14:02:31 jira-mcp ✓ UP 112ms
Recovery alert → Slack (#mcp-alerts)
# .langsight.yaml
monitor:
health_check_interval_seconds: 30 # per-server or global
# Per-server override:
servers:
- name: postgres-mcp
transport: streamable_http
url: https://postgres-mcp.internal.company.com/mcp
health_check_interval_seconds: 60 # check this one less frequently
Alert on state changes only
By default, langsight monitor fires one alert when a server goes DOWN, not an alert on every failed check. A recovery alert fires when the server comes back UP. This prevents alert storms.
To alert on every failure instead:
# .langsight.yaml
monitor:
alert_on_every_failure: true
Health check protocol
This section describes what LangSight does under the hood when it checks a server. You don’t need to know this to use LangSight — it’s here for debugging and for operators writing custom health check integrations.
Stdio transport
- Spawn the process with the configured
command and args
- Send
initialize via stdin
- Wait for the
initialized response (timeout: 5s by default)
- Send
tools/list
- Compare returned schema hash to stored baseline
- Kill the process
StreamableHTTP transport
POST {url} with Content-Type: application/json and the initialize MCP message
- Parse the SSE/JSON response stream
- Send
tools/list in the same session
- Compare schema hash
- Close the connection
SSE transport (legacy)
GET {url} to open the SSE stream
- Send
initialize via a POST to the session endpoint
- Wait for
initialized event
- Send
tools/list
- Compare schema hash
- Close the connection
Timeout behavior
The default timeout is 5 seconds per server. If the server does not respond within the timeout, the result is down with error: "timeout after 5s".
Configure per-server:
servers:
- name: slow-mcp
transport: streamable_http
url: https://slow-mcp.company.com/mcp
health_check_timeout_seconds: 15
Backend probe
Some MCP servers can respond to tools/list while the backend application they wrap is down. For example, a DataHub MCP server may serve its tool manifest from a local cache while the DataHub REST API is unreachable. The standard up/down check would show the server as healthy.

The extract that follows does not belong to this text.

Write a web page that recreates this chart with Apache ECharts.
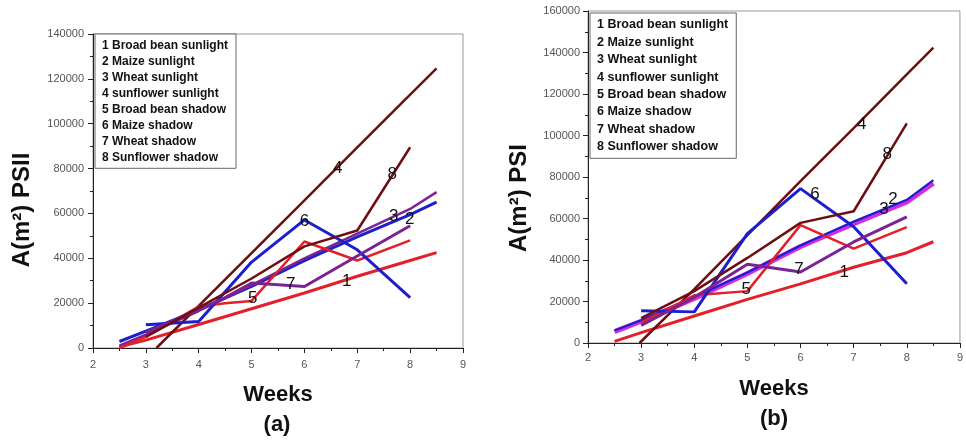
<!DOCTYPE html>
<html>
<head>
<meta charset="utf-8">
<script src="https://cdn.jsdelivr.net/npm/echarts@6/dist/echarts.min.js"></script>
<style>
  html, body { margin: 0; padding: 0; background: #fff; }
  #chart { width: 966px; height: 440px; }
</style>
</head>
<body>
<div id="chart"></div>
<script>
// Leaf area A(m²) over weeks, sunlight vs shadow, for PSII (a) and PSI (b)
const seriesNames = [
  '1 Broad bean sunlight', '2 Maize sunlight', '3 Wheat sunlight', '4 sunflower sunlight',
  '5 Broad bean shadow', '6 Maize shadow', '7 Wheat shadow', '8 Sunflower shadow'
];
const weekTicks = [2, 3, 4, 5, 6, 7, 8, 9];

// Panel (a): A(m²) PSII, [week, area]
const a1 = [[2.5, 500], [3, 3500], [4, 10500], [5, 17500], [6, 24500], [7, 32000], [8, 39000], [8.5, 42500]];
const a2 = [[2.5, 2900], [3, 7500], [4, 17000], [5, 27500], [6, 39000], [7, 49500], [8, 59500], [8.5, 65000]];
const a3 = [[2.5, 1000], [3, 6000], [4, 16500], [5, 28000], [6, 40000], [7, 51000], [8, 62000], [8.5, 69500]];
const a4 = [[3.2, 0], [4, 18800], [5, 42300], [6, 65800], [7, 89400], [8, 113000], [8.5, 124700]];
const a5 = [[2.5, 0], [3, 5000], [4, 18500], [4.5, 20000], [5, 21000], [6, 47500], [7, 39000], [8, 48000]];
const a6 = [[3, 10400], [4, 11800], [5, 38300], [6, 57100], [7, 43800], [8, 22500]];
const a7 = [[3, 7000], [4, 17000], [4.5, 22500], [5, 29000], [6, 27400], [7, 41000], [8, 54500]];
const a8 = [[3, 5000], [4, 18000], [5, 31000], [6, 45300], [7, 52400], [8, 89500]];

// Panel (b): A(m²) PSI, [week, area]
const b1 = [[2.5, 800], [3, 5000], [4, 13000], [5, 21000], [6, 28500], [7, 36500], [8, 43500], [8.5, 48800]];
const b2 = [[2.5, 6000], [3, 11000], [4, 22000], [5, 34000], [6, 47000], [7, 58500], [8, 69000], [8.5, 78500]];
const b3 = [[2.5, 5500], [3, 10500], [4, 21500], [5, 33500], [6, 46500], [7, 57500], [8, 68000], [8.5, 77000]];
const b4 = [[2.97, 0], [4, 26000], [5, 52000], [6, 78000], [7, 103500], [8, 129500], [8.5, 142300]];
const b5 = [[3, 10000], [3.7, 19000], [4, 23000], [5, 25000], [6, 56800], [7, 45500], [8, 55800]];
const b6 = [[3, 15500], [4, 15000], [5, 52700], [6, 74400], [7, 56000], [8, 28600]];
const b7 = [[3, 8500], [4, 22000], [5, 38000], [6, 34200], [7, 48700], [8, 60800]];
const b8 = [[3, 12000], [4, 25000], [5, 41000], [6, 57900], [7, 63500], [8, 105800]];

// Where each curve number is written, [week, area]
const tagsA = [[6.8, 29700], [7.99, 57400], [7.69, 58600], [6.63, 80200], [5.02, 22300], [6.0, 56400], [5.74, 28200], [7.66, 77600]];
const tagsB = [[6.82, 34300], [7.74, 69300], [7.57, 64300], [7.15, 105500], [4.98, 25800], [6.27, 71600], [5.97, 35400], [7.63, 91000]];

const dataA = [a1, a2, a3, a4, a5, a6, a7, a8];
const dataB = [b1, b2, b3, b4, b5, b6, b7, b8];

const RED = '#e3202a', BLUE = '#1c1fcc', PURPLE = '#7b2392', MAROON = '#6e0d12', MAGENTA = '#d22ee0';
const colorsA = [RED, BLUE, PURPLE, MAROON, RED, BLUE, PURPLE, MAROON];
const colorsB = [RED, BLUE, MAGENTA, MAROON, RED, BLUE, PURPLE, MAROON];
const widthsA = [3, 3, 2.5, 2.5, 2.5, 3, 3, 2.5];
const widthsB = [3, 2.2, 5, 2.5, 2.5, 3, 3, 2.5];

const FONT = 'Liberation Sans, Arial, sans-serif';

function xAxis(gridIndex, labelMargin) {
  return {
    type: 'value', gridIndex, min: 2, max: 9, interval: 1,
    axisLine: { show: true, lineStyle: { color: '#222', width: 1 } },
    axisTick: { show: true, inside: false, length: 5, lineStyle: { color: '#222' } },
    minorTick: { show: true, splitNumber: 2, length: 3, lineStyle: { color: '#222' } },
    splitLine: { show: false },
    axisLabel: { color: '#555', fontSize: 11, fontFamily: FONT, margin: labelMargin }
  };
}
function yAxis(gridIndex, max, labelMargin) {
  return {
    type: 'value', gridIndex, min: 0, max, interval: 20000,
    axisLine: { show: true, lineStyle: { color: '#222', width: 1 } },
    axisTick: { show: true, inside: false, length: 5, lineStyle: { color: '#222' } },
    minorTick: { show: true, splitNumber: 2, length: 3, lineStyle: { color: '#222' } },
    splitLine: { show: false },
    axisLabel: { color: '#555', fontSize: 11, fontFamily: FONT, margin: labelMargin, formatter: v => String(v) }
  };
}

function buildSeries(data, colors, tags, axisIndex, widths) {
  return data.map((d, i) => ({
    name: seriesNames[i],
    type: 'line',
    xAxisIndex: axisIndex, yAxisIndex: axisIndex,
    data: d,
    showSymbol: false,
    symbol: 'none',
    z: widths[i] > 4 ? 1 : 2,
    lineStyle: { color: colors[i], width: widths[i] },
    itemStyle: { color: colors[i] },
    markPoint: {
      symbol: 'circle', symbolSize: 1,
      itemStyle: { color: 'rgba(0,0,0,0)' },
      label: { show: true, position: 'inside', color: '#111', fontSize: 17, fontFamily: FONT, formatter: String(i + 1) },
      data: [{ coord: tags[i] }]
    }
  }));
}

function legend(left, top, gap, size) {
  return {
    data: seriesNames, orient: 'vertical', left, top,
    icon: 'none', itemWidth: 0, itemHeight: 14, itemGap: gap,
    padding: [5, 8, 5, 2],
    borderColor: '#666', borderWidth: 1, backgroundColor: '#fff',
    selectedMode: false,
    textStyle: { color: '#111', fontSize: size, fontWeight: 'bold', fontFamily: FONT }
  };
}

const chart = echarts.init(document.getElementById('chart'), null, { renderer: 'canvas' });
chart.setOption({
  animation: false,
  backgroundColor: '#fff',
  grid: [
    { left: 93, top: 34, right: 503, bottom: 92, show: true, borderColor: '#999', borderWidth: 1 },
    { left: 588, top: 11, right: 6, bottom: 97, show: true, borderColor: '#999', borderWidth: 1 }
  ],
  xAxis: [xAxis(0, 11), xAxis(1, 9)],
  yAxis: [yAxis(0, 140000, 9), yAxis(1, 160000, 8)],
  legend: [legend(95, 34, 2.9, 12), legend(590, 13, 3.9, 12.5)],
  series: [
    ...buildSeries(dataA, colorsA, tagsA, 0, widthsA),
    ...buildSeries(dataB, colorsB, tagsB, 1, widthsB)
  ],
  graphic: [
    { type: 'text', x: 22, y: 210, rotation: Math.PI / 2, style: { text: 'A(m²) PSII', font: 'bold 24px ' + FONT, fill: '#111', align: 'center', verticalAlign: 'middle' } },
    { type: 'text', x: 519, y: 198, rotation: Math.PI / 2, style: { text: 'A(m²) PSI', font: 'bold 24px ' + FONT, fill: '#111', align: 'center', verticalAlign: 'middle' } },
    { type: 'text', x: 278, y: 395, style: { text: 'Weeks', font: 'bold 22px ' + FONT, fill: '#111', align: 'center', verticalAlign: 'middle' } },
    { type: 'text', x: 277, y: 425, style: { text: '(a)', font: 'bold 22px ' + FONT, fill: '#111', align: 'center', verticalAlign: 'middle' } },
    { type: 'text', x: 774, y: 389, style: { text: 'Weeks', font: 'bold 22px ' + FONT, fill: '#111', align: 'center', verticalAlign: 'middle' } },
    { type: 'text', x: 774, y: 419, style: { text: '(b)', font: 'bold 22px ' + FONT, fill: '#111', align: 'center', verticalAlign: 'middle' } }
  ]
});
</script>
</body>
</html>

The health_tool probe solves this. Configure a tool to call as a liveness check — if it fails, LangSight marks the server degraded instead of up.
servers:
- name: datahub
transport: streamable_http
url: https://datahub-mcp.internal.company.com/mcp
health_tool: search_entities # tool to call as a backend liveness probe
health_tool_args: # arguments passed to the tool
query: "test"
count: 1
timeout_seconds: 15 # raise timeout for slower backends
The probe runs after tools/list on every health check cycle. If the tool call raises an error or returns an unexpected response, the result is degraded (not down) — preserving the distinction between “MCP layer unreachable” and “MCP layer up, backend down”.
Choose a tool that:
- Is cheap (a narrow read or search with a small result set)

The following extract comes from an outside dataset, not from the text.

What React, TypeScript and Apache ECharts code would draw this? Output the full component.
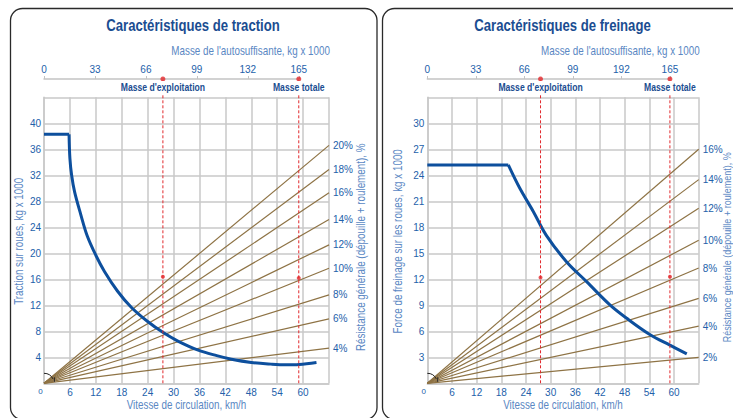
import React, { useEffect, useRef } from 'react';
import * as echarts from 'echarts';

// ---------- data ----------
const speedMax = 66;
const speedStep = 6;
const massMax = 165;
const massStep = 33;
const massScaleEndSpeed = 59; // speed under the 165 t mark of the top scale

const tractionMassLabels = ['0', '33', '66', '99', '132', '165'];
const brakingMassLabels = ['0', '33', '66', '99', '192', '165'];

const massMarkNames = ["Masse d'exploitation", 'Masse totale'];
const massMarkValues = [77, 165];

const tractionFlat: number[][] = [[0, 38.3], [5.8, 38.3]];
const tractionCurve: number[][] = [
  [5.8, 38.3], [6.0, 34.6], [6.4, 32.0], [7.1, 29.4], [8.5, 26.0], [10, 22.7],
  [12, 19.7], [14, 17.2], [17, 14.2], [20.2, 11.7], [24, 9.5], [27.6, 7.8],
  [31, 6.5], [35.7, 5.1], [40, 4.25], [43.4, 3.7], [48, 3.2], [52.6, 2.95],
  [56, 2.85], [59.1, 2.9], [63.1, 3.2],
];
const tractionResistLabels = ['20%', '18%', '16%', '14%', '12%', '10%', '8%', '6%', '4%'];
const tractionResistEnd = [36.6, 32.9, 29.3, 25.2, 21.3, 17.7, 13.6, 9.9, 5.4];
const tractionDots = [16.4, 16.2];

const brakingFlat: number[][] = [[0, 25.2], [19.7, 25.2]];
const brakingCurve: number[][] = [
  [19.7, 25.2], [22.5, 22.5], [25.8, 19.8], [28.9, 17.1], [33.9, 14.0],
  [38.8, 11.7], [44.4, 9.05], [48.5, 7.5], [54.2, 5.6], [59, 4.4], [63.1, 3.4],
];
const brakingResistLabels = ['16%', '14%', '12%', '10%', '8%', '6%', '4%', '2%'];
const brakingResistEnd = [27.0, 23.5, 20.2, 16.5, 13.3, 9.8, 6.6, 3.0];
const brakingDots = [12.2, 12.3];

// ---------- styles ----------
const SANS = '"Liberation Sans", Arial, sans-serif';
const NARROW_SCALE = 0.82;
const GRID = '#c9c9c9';
const TICK = '#2361aa';
const NAME = '#5a87c3';
const TITLE = '#1b4d91';
const CURVE = '#0d4f9d';
const BROWN = '#8e7345';
const RED = '#e2282c';

const PLOT_TOP = 97.3;
const PLOT_H = 286;
const MASS_Y = 79;

const panels = [
  {
    title: 'Caractéristiques de traction',
    titleX: 193,
    left: 44,
    width: 285,
    yMax: 44,
    yStep: 4,
    yName: 'Traction sur roues, kg x 1000',
    yNameX: 19,
    resName: 'Résistance générale (dépouille + roulement), %',
    resNameX: 361,
    resNameSize: 12,
    massLabels: tractionMassLabels,
    flat: tractionFlat,
    curve: tractionCurve,
    resLabels: tractionResistLabels,
    resEnd: tractionResistEnd,
    dots: tractionDots,
  },
  {
    title: 'Caractéristiques de freinage',
    titleX: 562.5,
    left: 427.3,
    width: 271.4,
    yMax: 33,
    yStep: 3,
    yName: 'Force de freinage sur les roues, kg x 1000',
    yNameX: 398,
    resName: 'Résistance générale (dépouille + roulement), %',
    resNameX: 727.5,
    resNameSize: 11,
    massLabels: brakingMassLabels,
    flat: brakingFlat,
    curve: brakingCurve,
    resLabels: brakingResistLabels,
    resEnd: brakingResistEnd,
    dots: brakingDots,
  },
];

function buildOption() {
  const grid: any[] = [];
  const xAxis: any[] = [];
  const yAxis: any[] = [];
  const series: any[] = [];

  panels.forEach((cfg, p) => {
    const gMain = 2 * p;
    const gMass = 2 * p + 1;
    const xMain = 2 * p;
    const xMass = 2 * p + 1;
    const yMain = 3 * p;
    const yMass = 3 * p + 2;

    grid.push({ left: cfg.left, top: PLOT_TOP, width: cfg.width, height: PLOT_H });
    grid.push({
      left: cfg.left,
      top: MASS_Y,
      width: (cfg.width * massScaleEndSpeed) / speedMax,
      height: PLOT_TOP + PLOT_H - MASS_Y,
    });

    xAxis.push({
      gridIndex: gMain,
      type: 'value',
      min: 0,
      max: speedMax,
      interval: speedStep,
      position: 'bottom',
      axisLine: { show: true, lineStyle: { color: GRID, width: 1.5 } },
      axisTick: { show: false },
      splitLine: { show: true, lineStyle: { color: GRID, width: 1.5 } },
      axisLabel: {
        margin: 4,
        color: TICK,
        fontFamily: SANS,
        fontSize: 10,
        formatter: (v: number) => (v === 0 ? '{z|0}' : v === speedMax ? '' : String(v)),
        rich: { z: { fontSize: 8, color: TICK, fontFamily: SANS, padding: [0, 7, 0, 0] } },
      },
    });
    xAxis.push({
      gridIndex: gMass,
      type: 'value',
      min: 0,
      max: massMax,
      interval: massStep,
      position: 'top',
      axisLine: { show: true, onZero: false, lineStyle: { color: '#c4c4c4', width: 1.5 } },
      axisTick: { show: true, length: 3, lineStyle: { color: '#c4c4c4', width: 1 } },
      splitLine: { show: false },
      axisLabel: {
        margin: 5,
        color: TICK,
        fontFamily: SANS,
        fontSize: 10,
        formatter: (v: number) => cfg.massLabels[Math.round(v / massStep)] ?? '',
      },
    });

    yAxis.push({
      gridIndex: gMain,
      type: 'value',
      min: 0,
      max: cfg.yMax,
      interval: cfg.yStep,
      position: 'left',
      axisLine: { show: true, lineStyle: { color: GRID, width: 1.5 } },
      axisTick: { show: false },
      splitLine: { show: true, lineStyle: { color: GRID, width: 1.5 } },
      axisLabel: {
        margin: 3,
        color: TICK,
        fontFamily: SANS,
        fontSize: 10,
        formatter: (v: number) => (v === 0 || v === cfg.yMax ? '' : String(v)),
      },
    });
    yAxis.push({
      gridIndex: gMain,
      type: 'value',
      min: 0,
      max: cfg.yMax,
      position: 'right',
      axisLine: { show: false },
      axisTick: { show: false },
      axisLabel: { show: false },
      splitLine: { show: false },
    });
    yAxis.push({ gridIndex: gMass, type: 'value', min: 0, max: 1, show: false });

    // resistance rays
    cfg.resLabels.forEach((lab, i) => {
      series.push({
        type: 'line',
        name: lab,
        xAxisIndex: xMain,
        yAxisIndex: yMain,
        data: [[0, 0], [speedMax, cfg.resEnd[i]]],
        symbol: 'none',
        silent: true,
        z: 2,
        lineStyle: { color: BROWN, width: 1.2 },
        endLabel: {
          show: true,
          formatter: '{a}',
          color: TICK,
          fontFamily: SANS,
          fontSize: 10,
          distance: 4,
        },
      });
    });

    // characteristic curve
    series.push({
      type: 'line',
      name: cfg.title + ' (palier)',
      xAxisIndex: xMain,
      yAxisIndex: yMain,
      data: cfg.flat,
      symbol: 'none',
      silent: true,
      z: 4,
      lineStyle: { color: CURVE, width: 3 },
    });
    series.push({
      type: 'line',
      name: cfg.title,
      xAxisIndex: xMain,
      yAxisIndex: yMain,
      data: cfg.curve,
      smooth: 0.35,
      symbol: 'none',
      silent: true,
      z: 4,
      lineStyle: { color: CURVE, width: 3 },
    });

    // mass marks: dashed verticals + dots
    massMarkValues.forEach((m) => {
      series.push({
        type: 'line',
        xAxisIndex: xMass,
        yAxisIndex: yMass,
        data: [[m, 0], [m, 1]],
        symbol: 'none',
        silent: true,
        z: 5,
        lineStyle: { color: RED, width: 1, type: [3, 2] },
      });
    });
    series.push({
      type: 'scatter',
      xAxisIndex: xMass,
      yAxisIndex: yMass,
      symbolSize: 5,
      silent: true,
      z: 6,
      itemStyle: { color: RED },
      data: massMarkValues.map((m) => [m, 1]),
    });
    series.push({
      type: 'scatter',
      xAxisIndex: xMain,
      yAxisIndex: yMain,
      symbolSize: 4,
      silent: true,
      z: 6,
      itemStyle: { color: RED },
      data: massMarkValues.map((m, i) => [(m / massMax) * massScaleEndSpeed, cfg.dots[i]]),
    });
  });

  return { animation: false, grid, xAxis, yAxis, series };
}

function narrowText(
  text: string,
  x: number,
  y: number,
  font: string,
  fill: string,
  align: string,
  rotation = 0,
  extra: any = {}
) {
  return {
    type: 'text',
    x,
    y,
    rotation,
    scaleX: NARROW_SCALE,
    silent: true,
    z: 20,
    style: { text, font, fill, align, verticalAlign: 'middle', ...extra },
  };
}

export default function App() {
  const ref = useRef<HTMLDivElement>(null);
  useEffect(() => {
    document.body.style.margin = '0';
    if (!ref.current) return;
    const chart = echarts.init(ref.current, null, { renderer: 'svg' });
    chart.setOption(buildOption());

    const graphic: any[] = [
      {
        type: 'rect',
        silent: true,
        z: 0,
        shape: { x: 10.5, y: 8.5, width: 366.5, height: 411, r: 12 },
        style: { fill: 'none', stroke: '#2a2a2a', lineWidth: 1.3 },
      },
      {
        type: 'rect',
        silent: true,
        z: 0,
        shape: { x: 382.5, y: 8.5, width: 420, height: 411, r: 12 },
        style: { fill: 'none', stroke: '#2a2a2a', lineWidth: 1.3 },
      },
    ];
    panels.forEach((cfg, p) => {
      const plotMidX = cfg.left + cfg.width / 2;
      const plotMidY = PLOT_TOP + PLOT_H / 2;
      graphic.push(narrowText(cfg.title, cfg.titleX, 26, `bold 16px ${SANS}`, TITLE, 'center'));
      graphic.push(
        narrowText("Masse de l'autosuffisante, kg x 1000", cfg.left + cfg.width + 1, 51, `12px ${SANS}`, NAME, 'right')
      );
      graphic.push(narrowText('Vitesse de circulation, km/h', plotMidX, 405, `12px ${SANS}`, NAME, 'center'));
      graphic.push(narrowText(cfg.yName, cfg.yNameX, plotMidY + 1, `12px ${SANS}`, NAME, 'center', Math.PI / 2));
      graphic.push(
        narrowText(cfg.resName, cfg.resNameX, plotMidY + 7, `${cfg.resNameSize}px ${SANS}`, NAME, 'center', Math.PI / 2)
      );

      massMarkValues.forEach((m, i) => {
        const pt = chart.convertToPixel({ xAxisIndex: 2 * p + 1, yAxisIndex: 3 * p + 2 }, [m, 1]) as number[];
        graphic.push(
          narrowText(massMarkNames[i], pt[0], pt[1] + 8.5, `bold 10.5px ${SANS}`, TITLE, 'center', 0, {
            backgroundColor: '#ffffff',
            padding: [1, 2],
          })
        );
      });

      const o = chart.convertToPixel({ xAxisIndex: 2 * p, yAxisIndex: 3 * p }, [0, 0]) as number[];
      graphic.push({
        type: 'arc',
        silent: true,
        shape: { cx: o[0], cy: o[1], r: 10, startAngle: -Math.PI / 2, endAngle: -0.45, clockwise: true },
        style: { stroke: '#222', lineWidth: 1, fill: 'none' },
        z: 10,
      });
      graphic.push({
        type: 'line',
        silent: true,
        shape: { x1: o[0] + 10.4, y1: o[1] - 6, x2: o[0] + 10.4, y2: o[1] - 1.5 },
        style: { stroke: '#222', lineWidth: 1 },
        z: 10,
      });
    });
    chart.setOption({ graphic });

    return () => chart.dispose();
  }, []);
  return <div ref={ref} style={{ width: 733, height: 418 }} />;
}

- Exercises the critical backend path (database read, API call)
- Does not mutate state
Omitting health_tool skips the probe entirely and restores the previous behavior.
Data persistence
Health check results are stored in ClickHouse with a 90-day TTL. The schema:
CREATE TABLE health_checks (
server_name LowCardinality(String),
status LowCardinality(String), -- up / degraded / down / stale
latency_ms Nullable(Float32),
tools_count Nullable(UInt16),
schema_hash Nullable(String),
error Nullable(String),
checked_at DateTime64(3, 'UTC')
) ENGINE = MergeTree()
PARTITION BY toYYYYMM(checked_at)
ORDER BY (server_name, checked_at)
TTL checked_at + INTERVAL 90 DAY;
Query via the API:
# Latest status for all servers
curl http://localhost:8000/api/health/servers
# History for one server (last 20 checks)
curl "http://localhost:8000/api/health/servers/postgres-mcp/history?limit=20"
# Trigger an immediate check
curl -X POST http://localhost:8000/api/health/check
See Health API for the full endpoint reference.
Dashboard
The MCP Servers page (/servers) shows:
- A sortable catalog with current status, p99 latency sparkline, uptime %, Last Used, and Last OK? columns
- Last Used: timestamp of the most recent tool call by any agent (7-day window)
- Last OK?: whether the most recent tool call completed without error
- A Needs Attention banner listing any server that is
DOWN or DEGRADED
- A detail panel with four tabs: About, Tools, Health history, and Consumers
- Tool reliability metrics (calls, errors, p99 latency, success rate) in the Tools tab
The former /health (Tool Health) page redirects to /servers — all tool reliability data is now in the Tools tab.
The dashboard pulls from the same ClickHouse data as the CLI.